From the listings I see popping, it looks like good condition normal houses are not on the market right now, leaving what would be the odd total fixer and the odd multimillion new dwelling stand out as the “majority” of the listings.
I really don’t think that the value (identical house, identical conditions) drops as much (-37%) as the NUMBER of move-in first buyer properties is close to zero – skewing all stats.
I looks like unless people HAVE to sell, if they can stand to stay in their property a couple more years, they will. While the last decade was a game of “how fast can I sell/buy/move to something I prefer just a tiny bit more”.
When buyers in the .8-1.4 range are still crying on the side bench that they can’t buy (no stock, flat-outbidding etc), then the market is STILL STRONG – it’s just [b]different[/b] from the past (and I believe better and healthier for all, buyers, sellers and owners)
As for still using the data, I look at only one line. District 2. Which is the only district with sufficiant uniformity to be used in any way. You can predict that in a sample of 30 sales, there are at least 10 “identical” SFH that can assess the value.
With only 17 SFH sold, the sample is too tiny, but the DOM=44 YOY -10% and 15% are IMO right on target for the “average” SF market – which excludes any “all cash offer on 8 digit properties – and other D10 total fixers in foreclosure” [again the “median” cannot get it when more than 50% of sales are extremes].
IMO, those D2 numbers are a good index for the average buyer who needs to find a roof asap and is looking at his options.
While I agree there is a mix factor going on which will skew these numbers it is all we have – and they do show prices falling fast across the city.
Using d2 as the barometer is arguably selective (it is oneof the best peforming areas, or least worst performing…) but prices are still down 15% there – pretty significant. Add in closing costs and anyone who bought in the last few years with 20% down and has to sell now will see the whole of their downpayment wiped out. And falling fast – the last two months (since the recession really hit) have seen prices fall by 5% per MONTH in d2.
Amazed that you think the market is STILL STRONG (your caps) too – but I guess there’s room for different opinions!!
do the math. strong in this economy. not strong in general.
San Francisco is far from california cities who are leasing for FREE homes to keep some inhabitants and maintain some … momentum (right word?).
the market is strong when renters can’t buy the place they live in, when people are still moving across the city line to DC because they cant afford SF, while people fed-up with long commute still try to go back to the city to much smaller place but short commute.
If you lower your asking price, your property will STILL FLY – we are far from the bottom where properties would stay for sale even for a symbolic dollar.
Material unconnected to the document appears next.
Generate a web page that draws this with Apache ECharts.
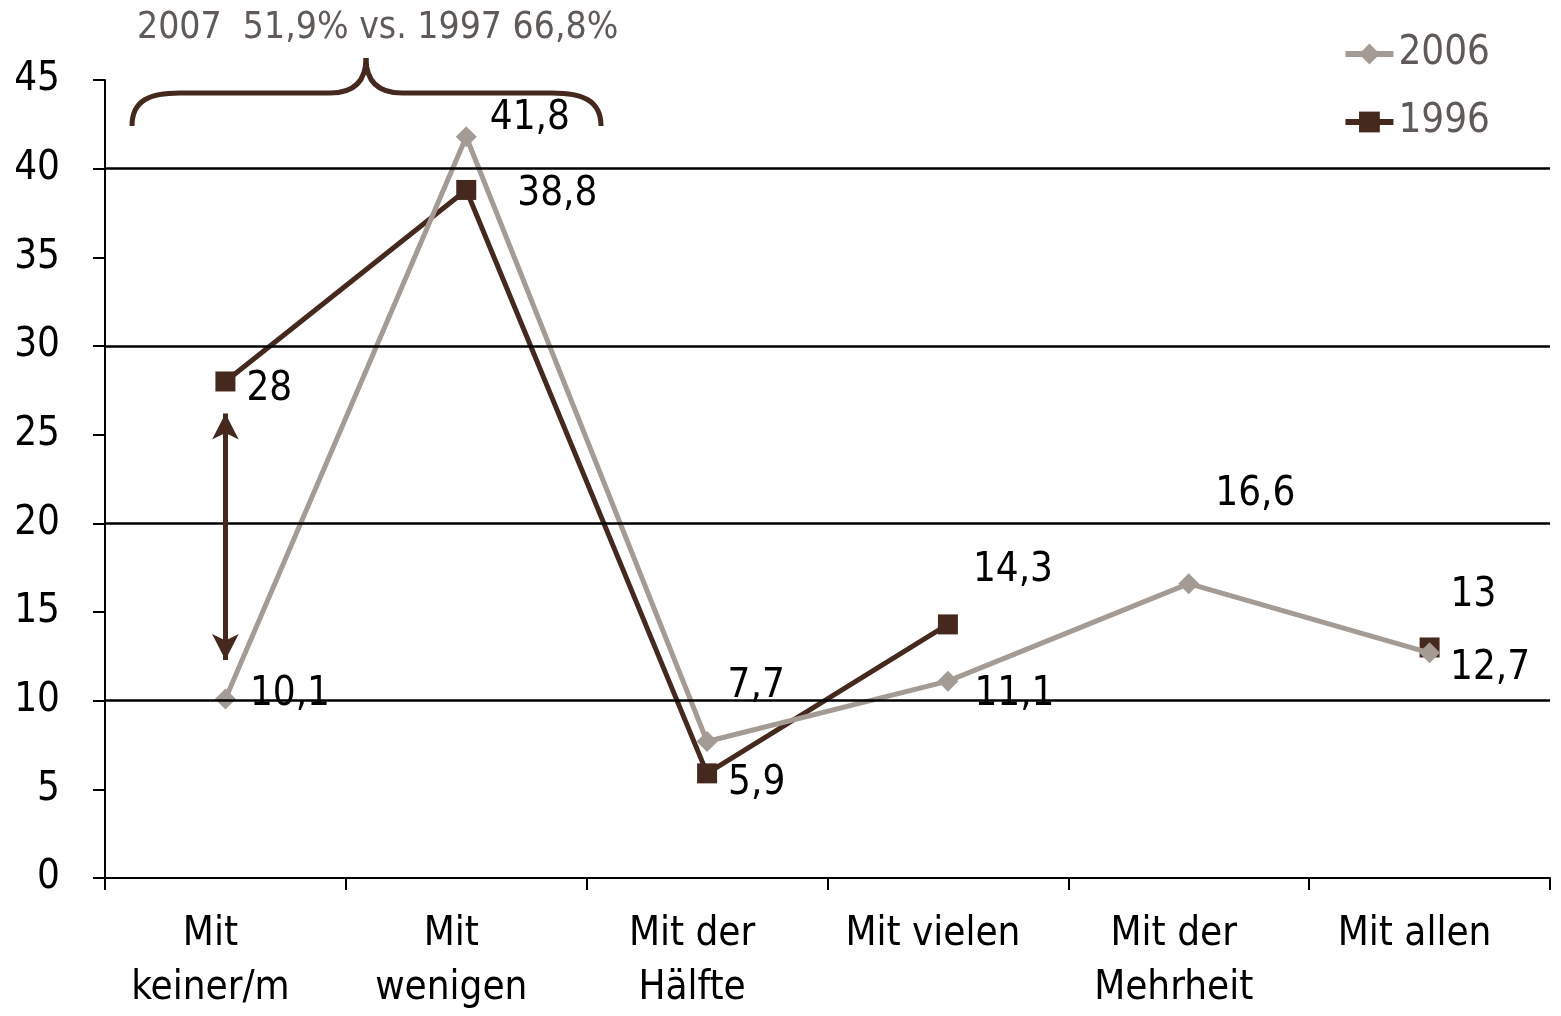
<!DOCTYPE html>
<html>
<head>
<meta charset="utf-8">
<script src="https://cdn.jsdelivr.net/npm/echarts@6/dist/echarts.min.js"></script>
<style>
  html, body { margin: 0; padding: 0; background: #fff; }
  #chart { width: 1561px; height: 1016px; }
</style>
</head>
<body>
<div id="chart"></div>
<script>
// Kategorien und Werte
var categories = ['Mit\nkeiner/m', 'Mit\nwenigen', 'Mit der\nHälfte', 'Mit vielen', 'Mit der\nMehrheit', 'Mit allen'];
var values2006 = [10.1, 41.8, 7.7, 11.1, 16.6, 12.7];
var values1996 = [28, 38.8, 5.9, 14.3, null, 13];
var gridValues = [10, 20, 30, 40];
var arrowFrom = 26.2, arrowTo = 12.3;

var FONT = "'Liberation Sans Narrow', 'DejaVu Sans Condensed', 'Roboto', sans-serif";
var DARK = '#45291f';
var GREY = '#a39b94';
var TEXTGREY = '#5f5a57';

// label offsets (style only)
var off1996 = [[6, 8], [36, 5], [6, 10], [10, -54], null, [6, -52]];
var off2006 = [[9, -4], [8, -18], [5, -55], [11, 13], [11, -89], [5, 16]];

function fmt(v) { return String(v).replace('.', ','); }

function build(vals, offs) {
    return vals.map(function (v, i) {
        if (v == null) return '-';
        return { value: v, label: { offset: offs[i] } };
    });
}

// geschweifte Klammer
var braceStyle = { fill: 'none', stroke: DARK, lineWidth: 5 };
function bez(a, b, c, d) {
    return { type: 'bezierCurve', shape: { x1: a[0], y1: a[1], cpx1: b[0], cpy1: b[1], cpx2: c[0], cpy2: c[1], x2: d[0], y2: d[1] }, style: braceStyle };
}
function seg(a, b) {
    return { type: 'line', shape: { x1: a[0], y1: a[1], x2: b[0], y2: b[1] }, style: braceStyle };
}

var myChart = echarts.init(document.getElementById('chart'));
var option = {
    animation: false,
    textStyle: { fontFamily: FONT },
    grid: { left: 105, right: 11, top: 80, bottom: 134, containLabel: false },
    legend: {
        data: ['2006', '1996'],
        orient: 'vertical',
        right: 66,
        top: 29,
        itemWidth: 48,
        itemHeight: 26,
        itemGap: 28,
        lineStyle: { width: 6 },
        textStyle: { fontSize: 40, color: TEXTGREY, fontFamily: FONT }
    },
    xAxis: {
        type: 'category',
        data: categories,
        boundaryGap: true,
        axisLine: { lineStyle: { color: '#000', width: 2 } },
        axisTick: { show: true, length: 12, lineStyle: { color: '#000', width: 2 } },
        axisLabel: {
            interval: 0, fontSize: 40, lineHeight: 54, color: '#000', margin: 30,
            padding: [0, 30, 0, 0], fontFamily: FONT
        }
    },
    yAxis: {
        type: 'value',
        min: 0, max: 45, interval: 5,
        axisLine: { show: true, lineStyle: { color: '#000', width: 2 } },
        axisTick: { show: true, length: 12, lineStyle: { color: '#000', width: 2 } },
        axisLabel: { fontSize: 40, color: '#000', margin: 45, fontFamily: FONT },
        splitLine: { show: false }
    },
    series: [
        {
            name: 'grid',
            type: 'line',
            data: [],
            silent: true,
            z: 1,
            markLine: {
                silent: true,
                symbol: ['none', 'none'],
                label: { show: false },
                lineStyle: { color: '#000', width: 2.5, type: 'solid' },
                data: gridValues.map(function (g) { return { yAxis: g }; })
            }
        },
        {
            name: '1996',
            type: 'line',
            data: build(values1996, off1996),
            connectNulls: false,
            symbol: 'rect',
            symbolSize: 20,
            z: 3,
            itemStyle: { color: DARK },
            lineStyle: { color: DARK, width: 5 },
            label: {
                show: true, position: 'right', fontSize: 40, color: '#000', fontFamily: FONT,
                formatter: function (p) { return fmt(p.value); }
            },
            markLine: {
                silent: true,
                symbol: ['arrow', 'arrow'],
                symbolSize: [20, 26],
                label: { show: false },
                lineStyle: { color: DARK, width: 5, type: 'solid' },
                data: [[{ coord: [0, arrowFrom] }, { coord: [0, arrowTo] }]]
            }
        },
        {
            name: '2006',
            type: 'line',
            data: build(values2006, off2006),
            symbol: 'diamond',
            symbolSize: 21,
            z: 4,
            itemStyle: { color: GREY },
            lineStyle: { color: GREY, width: 5 },
            label: {
                show: true, position: 'right', fontSize: 40, color: '#000', fontFamily: FONT,
                formatter: function (p) { return fmt(p.value); }
            }
        }
    ],
    graphic: [
        {
            type: 'text',
            left: 137,
            top: 10,
            style: { text: '2007  51,9% vs. 1997 66,8%', fontSize: 37, fill: TEXTGREY, fontFamily: FONT }
        },
        bez([132, 126], [132, 100], [150, 93], [180, 93]),
        seg([180, 93], [330, 93]),
        bez([330, 93], [355, 93], [366, 80], [366, 58]),
        bez([366, 58], [366, 80], [377, 93], [402, 93]),
        seg([402, 93], [552, 93]),
        bez([552, 93], [582, 93], [601, 100], [601, 126])
    ]
};
myChart.setOption(option);
window.addEventListener('resize', function () { myChart.resize(); });
</script>
</body>
</html>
Some cities are there already, and unfortunately, even that might not be enough to hit rock bottom. SF rock bottom will be more time-spread/different/varied. But there is close to zero chance that SF would become a ghost town with zero inhabitant.
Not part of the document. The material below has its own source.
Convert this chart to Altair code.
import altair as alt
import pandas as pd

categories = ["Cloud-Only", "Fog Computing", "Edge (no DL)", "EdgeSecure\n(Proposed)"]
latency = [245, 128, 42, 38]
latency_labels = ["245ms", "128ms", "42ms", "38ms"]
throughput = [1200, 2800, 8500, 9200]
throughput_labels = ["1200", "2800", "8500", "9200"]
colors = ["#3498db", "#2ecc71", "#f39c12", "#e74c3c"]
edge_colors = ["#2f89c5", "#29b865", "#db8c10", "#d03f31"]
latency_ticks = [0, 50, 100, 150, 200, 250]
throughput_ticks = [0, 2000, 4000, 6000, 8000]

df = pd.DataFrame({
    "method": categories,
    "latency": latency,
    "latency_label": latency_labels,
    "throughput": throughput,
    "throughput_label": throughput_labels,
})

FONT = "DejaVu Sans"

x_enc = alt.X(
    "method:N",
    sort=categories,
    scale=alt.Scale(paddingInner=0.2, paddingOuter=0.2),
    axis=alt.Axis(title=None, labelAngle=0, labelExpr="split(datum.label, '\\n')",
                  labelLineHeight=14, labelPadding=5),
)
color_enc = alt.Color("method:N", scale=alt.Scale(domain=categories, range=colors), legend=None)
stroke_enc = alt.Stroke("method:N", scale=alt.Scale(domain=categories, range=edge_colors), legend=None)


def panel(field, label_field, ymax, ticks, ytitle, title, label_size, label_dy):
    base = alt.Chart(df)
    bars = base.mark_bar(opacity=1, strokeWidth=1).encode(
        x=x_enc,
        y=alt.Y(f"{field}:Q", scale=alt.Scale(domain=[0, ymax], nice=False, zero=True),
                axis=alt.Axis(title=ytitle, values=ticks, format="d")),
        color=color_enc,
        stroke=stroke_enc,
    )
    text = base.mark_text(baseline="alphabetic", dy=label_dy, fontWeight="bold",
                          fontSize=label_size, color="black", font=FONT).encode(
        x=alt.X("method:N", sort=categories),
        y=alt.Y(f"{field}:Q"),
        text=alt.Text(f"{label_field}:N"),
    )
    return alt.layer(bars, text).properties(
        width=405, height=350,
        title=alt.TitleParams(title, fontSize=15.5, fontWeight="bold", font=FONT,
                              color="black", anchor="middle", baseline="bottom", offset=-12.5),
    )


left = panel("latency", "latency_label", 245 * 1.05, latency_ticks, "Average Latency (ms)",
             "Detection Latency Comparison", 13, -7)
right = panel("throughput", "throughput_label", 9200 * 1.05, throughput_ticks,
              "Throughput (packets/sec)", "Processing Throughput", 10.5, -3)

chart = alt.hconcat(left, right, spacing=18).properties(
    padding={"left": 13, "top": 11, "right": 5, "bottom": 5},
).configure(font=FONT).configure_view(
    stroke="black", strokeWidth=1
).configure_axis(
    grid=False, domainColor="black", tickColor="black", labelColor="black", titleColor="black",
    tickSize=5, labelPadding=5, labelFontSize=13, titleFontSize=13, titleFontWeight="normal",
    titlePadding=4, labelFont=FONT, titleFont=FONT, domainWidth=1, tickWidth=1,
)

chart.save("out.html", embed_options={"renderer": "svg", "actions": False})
I wouldn’t say the same for people who invested in some new towns created in the past decade – where the risk of investment going to zero is real.
Also, dothemath, you seem to forget the concept of investment. That is, compare ALL the possible investments for the same amount of money at the same time.
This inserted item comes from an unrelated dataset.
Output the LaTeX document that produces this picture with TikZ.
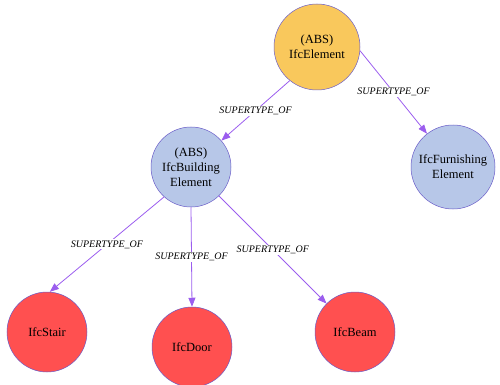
\documentclass[tikz,border=0pt]{standalone}
\usepackage{fontspec}
\setmainfont{Liberation Serif}
\usetikzlibrary{arrows.meta}
\definecolor{nyellow}{HTML}{F9C85C}
\definecolor{nblue}{HTML}{B7C7E8}
\definecolor{nred}{HTML}{FF5050}
\definecolor{edgec}{HTML}{9B5DEE}
\definecolor{bordc}{HTML}{6A5CC8}
\begin{document}
\begin{tikzpicture}[x=1pt,y=-1pt,
  ent/.style={circle, draw=bordc, line width=0.5pt, inner sep=0pt, align=center,
    font=\fontsize{12.5}{15}\selectfont},
  absnode/.style={ent, fill=nyellow, minimum size=86pt},
  midnode/.style={ent, fill=nblue, minimum size=#1},
  leafnode/.style={ent, fill=nred, minimum size=80pt},
  rel/.style={draw=edgec, line width=0.8pt, -{Triangle[length=9pt,width=7pt]}},
  lbl/.style={fill=white, inner sep=1pt, font=\fontsize{10}{12}\selectfont\itshape}]
\useasboundingbox (0,0) rectangle (500,385);

\node[absnode] (elem) at (317,47) {(ABS)\\IfcElement};
\node[midnode=80pt] (bld) at (191,167) {(ABS)\\IfcBuilding\\Element};
\node[midnode=84pt] (furn) at (453,167) {IfcFurnishing\\Element};
\node[leafnode] (stair) at (47,332) {IfcStair};
\node[leafnode] (door) at (192,347) {IfcDoor};
\node[leafnode] (beam) at (355,332) {IfcBeam};

\draw[rel] (elem.231) -- node[lbl] (l1) {SUPERTYPE\_OF} (bld.41);
\draw[rel] (elem.-5) -- node[lbl] (l2) {SUPERTYPE\_OF} (furn.128);
\draw[rel] (bld.228) -- node[lbl] (l3) {SUPERTYPE\_OF} (stair.86);
\draw[rel] (bld.south) -- node[lbl] (l4) {SUPERTYPE\_OF} (door.north);
\draw[rel] (bld.314) -- node[lbl] (l5) {SUPERTYPE\_OF} (beam.135);
\end{tikzpicture}
\end{document}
Compare your 200K down-payment which is an UNREALIZED loss until you sell – to 200K in stock of companies which disappeared. Like, it’s not only a REALIZED loss, it’s a hole in your bank statement.
You can keep your SF home for 10 more years and hope to break even – or maybe make a profit. You can still pray to recover your enron-likes of the past fall – and you can keep praying for 10 more years.
There is one item that can really mess up SF market: the drop in desirability of the city. Like the weather becomes suddenly dead cold or dead hot, or the city is wiped from a earthquake/tsunami/fire. New-Orleans is still in a big mess and the economy will hit it hard. The reverse (economy first, catastrophe second) can well happen here.
anon. . .great question. Draw the money and draw it today. It certainly depends on your equity situation and the neighborhood/city that you live. But, it is far better to pay the interest for a few months as opposed to having the line freeze up. If the lending standards lighten, then perhaps you cost yourself some “mortgage interest,” perhaps a writeoff, unless you exceed the cap.
Until, there is truly resolve, banks will continue to constrict. But, look for my next post, perhaps this housing bill may make a little sense.
you say that I have forgotten the concept of investment – but after reading your latest post I think I have a stronger grasp of the concept than you.
I agree that SF isn’t heading for zero population but when you say that elsewhere ” the risk of investment going to zero is real” you don’t seem to understand that there is a real risk of that happening for many in SF too. The house may not fall to zero, but the person’s investment in it easily can Again, the example of 20% down with a 15% drop in prices (which has already happened) and closing costs will wipe out the person’s 200k (say) – completely. The power of gearing.
And, yes its an unrealized loss I know. But you say we have to compare “ALL the possible investments for the same amount of money at the same time” but only mention one type – the share whose value has fallen to zero. A pretty rare scenario, even in today’s times. Here’s some other possible investments all of which would have been alot better than investing 200k in a SF house over the last few years: almost any individual share, any mutual fund, cash, bonds, gold, foreign currency, under a mattress. And any of those that show any losses are unrealised losses too. And the kicker – there chance of being forced to have to realise your loss is far greater under housing than any of the alternative investments, due to the lumpy nature of the investment and the significant monthly costs it carries. So life events such as job loss, divorce, relocation, death, starting a family, job loss, Alt-A reset can force the loss to be realised – unlike any other investment.